- [EXERCISE DETAILS]: Return the listing below verbatim. Pictures do not belong in the copy.

Begin COLLECTED MATERIAL

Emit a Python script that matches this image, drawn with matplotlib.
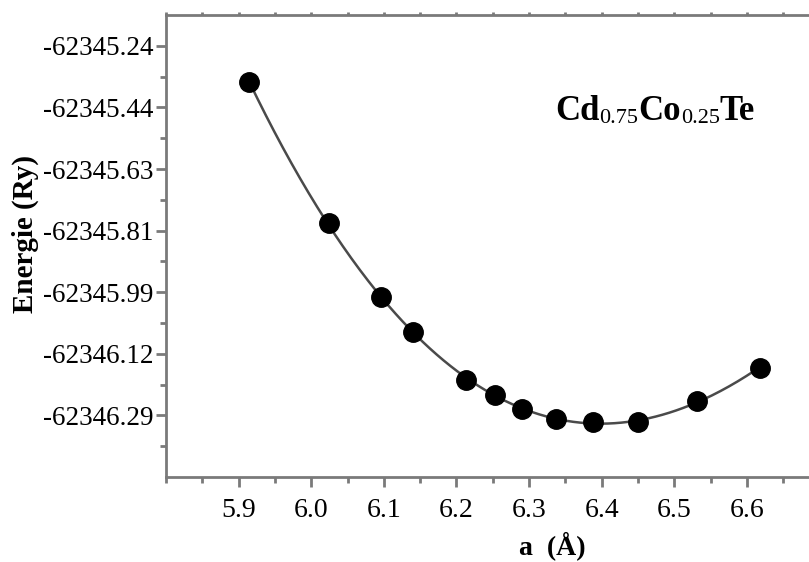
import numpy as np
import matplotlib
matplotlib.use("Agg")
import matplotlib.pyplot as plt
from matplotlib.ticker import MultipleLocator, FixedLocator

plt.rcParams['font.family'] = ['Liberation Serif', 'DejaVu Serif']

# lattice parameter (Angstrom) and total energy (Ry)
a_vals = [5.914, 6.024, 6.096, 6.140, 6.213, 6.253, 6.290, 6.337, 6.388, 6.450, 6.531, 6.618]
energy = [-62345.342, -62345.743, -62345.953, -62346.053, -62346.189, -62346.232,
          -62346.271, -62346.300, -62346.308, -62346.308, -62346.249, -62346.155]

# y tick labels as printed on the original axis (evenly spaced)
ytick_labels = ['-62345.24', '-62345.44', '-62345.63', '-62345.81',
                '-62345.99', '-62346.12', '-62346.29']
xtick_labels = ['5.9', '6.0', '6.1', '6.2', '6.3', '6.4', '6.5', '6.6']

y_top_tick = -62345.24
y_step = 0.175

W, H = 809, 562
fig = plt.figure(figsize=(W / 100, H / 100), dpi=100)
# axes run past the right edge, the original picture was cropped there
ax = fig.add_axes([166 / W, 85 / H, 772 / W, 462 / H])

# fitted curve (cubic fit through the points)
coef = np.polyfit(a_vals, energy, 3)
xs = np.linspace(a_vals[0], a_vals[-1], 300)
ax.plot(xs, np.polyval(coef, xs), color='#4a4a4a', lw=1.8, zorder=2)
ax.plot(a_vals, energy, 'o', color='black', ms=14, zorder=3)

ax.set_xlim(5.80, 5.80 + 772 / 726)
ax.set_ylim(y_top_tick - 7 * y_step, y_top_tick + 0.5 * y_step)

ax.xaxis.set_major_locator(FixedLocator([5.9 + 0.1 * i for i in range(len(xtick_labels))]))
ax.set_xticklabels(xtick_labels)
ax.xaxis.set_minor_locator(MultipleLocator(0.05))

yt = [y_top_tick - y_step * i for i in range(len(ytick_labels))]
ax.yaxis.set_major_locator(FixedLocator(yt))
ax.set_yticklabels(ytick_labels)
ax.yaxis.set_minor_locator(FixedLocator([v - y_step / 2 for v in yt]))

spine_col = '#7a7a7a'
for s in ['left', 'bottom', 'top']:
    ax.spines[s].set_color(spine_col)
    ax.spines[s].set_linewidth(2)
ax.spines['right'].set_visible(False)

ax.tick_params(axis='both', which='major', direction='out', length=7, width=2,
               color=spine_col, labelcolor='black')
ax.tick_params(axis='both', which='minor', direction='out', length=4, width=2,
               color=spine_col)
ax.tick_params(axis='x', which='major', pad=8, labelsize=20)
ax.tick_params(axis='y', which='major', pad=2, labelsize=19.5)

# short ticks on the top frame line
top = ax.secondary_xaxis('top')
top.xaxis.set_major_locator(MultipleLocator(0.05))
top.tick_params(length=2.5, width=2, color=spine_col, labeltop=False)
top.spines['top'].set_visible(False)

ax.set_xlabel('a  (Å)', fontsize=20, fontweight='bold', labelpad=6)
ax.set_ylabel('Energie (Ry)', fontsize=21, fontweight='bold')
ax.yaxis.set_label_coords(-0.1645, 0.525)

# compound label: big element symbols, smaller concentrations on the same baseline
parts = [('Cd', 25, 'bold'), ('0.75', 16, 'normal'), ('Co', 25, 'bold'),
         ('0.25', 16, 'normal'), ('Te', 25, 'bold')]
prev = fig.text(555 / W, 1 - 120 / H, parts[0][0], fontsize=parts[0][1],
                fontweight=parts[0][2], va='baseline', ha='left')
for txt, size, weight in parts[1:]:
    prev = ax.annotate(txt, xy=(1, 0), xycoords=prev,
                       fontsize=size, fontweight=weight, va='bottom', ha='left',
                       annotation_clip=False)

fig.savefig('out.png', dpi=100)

End COLLECTED MATERIAL

- [OUTPUT FOR THIS TASK]:
Emit a Python script that matches this image, drawn with matplotlib.
import numpy as np
import matplotlib
matplotlib.use("Agg")
import matplotlib.pyplot as plt
from matplotlib.ticker import MultipleLocator, FixedLocator

plt.rcParams['font.family'] = ['Liberation Serif', 'DejaVu Serif']

# lattice parameter (Angstrom) and total energy (Ry)
a_vals = [5.914, 6.024, 6.096, 6.140, 6.213, 6.253, 6.290, 6.337, 6.388, 6.450, 6.531, 6.618]
energy = [-62345.342, -62345.743, -62345.953, -62346.053, -62346.189, -62346.232,
          -62346.271, -62346.300, -62346.308, -62346.308, -62346.249, -62346.155]

# y tick labels as printed on the original axis (evenly spaced)
ytick_labels = ['-62345.24', '-62345.44', '-62345.63', '-62345.81',
                '-62345.99', '-62346.12', '-62346.29']
xtick_labels = ['5.9', '6.0', '6.1', '6.2', '6.3', '6.4', '6.5', '6.6']

y_top_tick = -62345.24
y_step = 0.175

W, H = 809, 562
fig = plt.figure(figsize=(W / 100, H / 100), dpi=100)
# axes run past the right edge, the original picture was cropped there
ax = fig.add_axes([166 / W, 85 / H, 772 / W, 462 / H])

# fitted curve (cubic fit through the points)
coef = np.polyfit(a_vals, energy, 3)
xs = np.linspace(a_vals[0], a_vals[-1], 300)
ax.plot(xs, np.polyval(coef, xs), color='#4a4a4a', lw=1.8, zorder=2)
ax.plot(a_vals, energy, 'o', color='black', ms=14, zorder=3)

ax.set_xlim(5.80, 5.80 + 772 / 726)
ax.set_ylim(y_top_tick - 7 * y_step, y_top_tick + 0.5 * y_step)

ax.xaxis.set_major_locator(FixedLocator([5.9 + 0.1 * i for i in range(len(xtick_labels))]))
ax.set_xticklabels(xtick_labels)
ax.xaxis.set_minor_locator(MultipleLocator(0.05))

yt = [y_top_tick - y_step * i for i in range(len(ytick_labels))]
ax.yaxis.set_major_locator(FixedLocator(yt))
ax.set_yticklabels(ytick_labels)
ax.yaxis.set_minor_locator(FixedLocator([v - y_step / 2 for v in yt]))

spine_col = '#7a7a7a'
for s in ['left', 'bottom', 'top']:
    ax.spines[s].set_color(spine_col)
    ax.spines[s].set_linewidth(2)
ax.spines['right'].set_visible(False)

ax.tick_params(axis='both', which='major', direction='out', length=7, width=2,
               color=spine_col, labelcolor='black')
ax.tick_params(axis='both', which='minor', direction='out', length=4, width=2,
               color=spine_col)
ax.tick_params(axis='x', which='major', pad=8, labelsize=20)
ax.tick_params(axis='y', which='major', pad=2, labelsize=19.5)

# short ticks on the top frame line
top = ax.secondary_xaxis('top')
top.xaxis.set_major_locator(MultipleLocator(0.05))
top.tick_params(length=2.5, width=2, color=spine_col, labeltop=False)
top.spines['top'].set_visible(False)

ax.set_xlabel('a  (Å)', fontsize=20, fontweight='bold', labelpad=6)
ax.set_ylabel('Energie (Ry)', fontsize=21, fontweight='bold')
ax.yaxis.set_label_coords(-0.1645, 0.525)

# compound label: big element symbols, smaller concentrations on the same baseline
parts = [('Cd', 25, 'bold'), ('0.75', 16, 'normal'), ('Co', 25, 'bold'),
         ('0.25', 16, 'normal'), ('Te', 25, 'bold')]
prev = fig.text(555 / W, 1 - 120 / H, parts[0][0], fontsize=parts[0][1],
                fontweight=parts[0][2], va='baseline', ha='left')
for txt, size, weight in parts[1:]:
    prev = ax.annotate(txt, xy=(1, 0), xycoords=prev,
                       fontsize=size, fontweight=weight, va='bottom', ha='left',
                       annotation_clip=False)

fig.savefig('out.png', dpi=100)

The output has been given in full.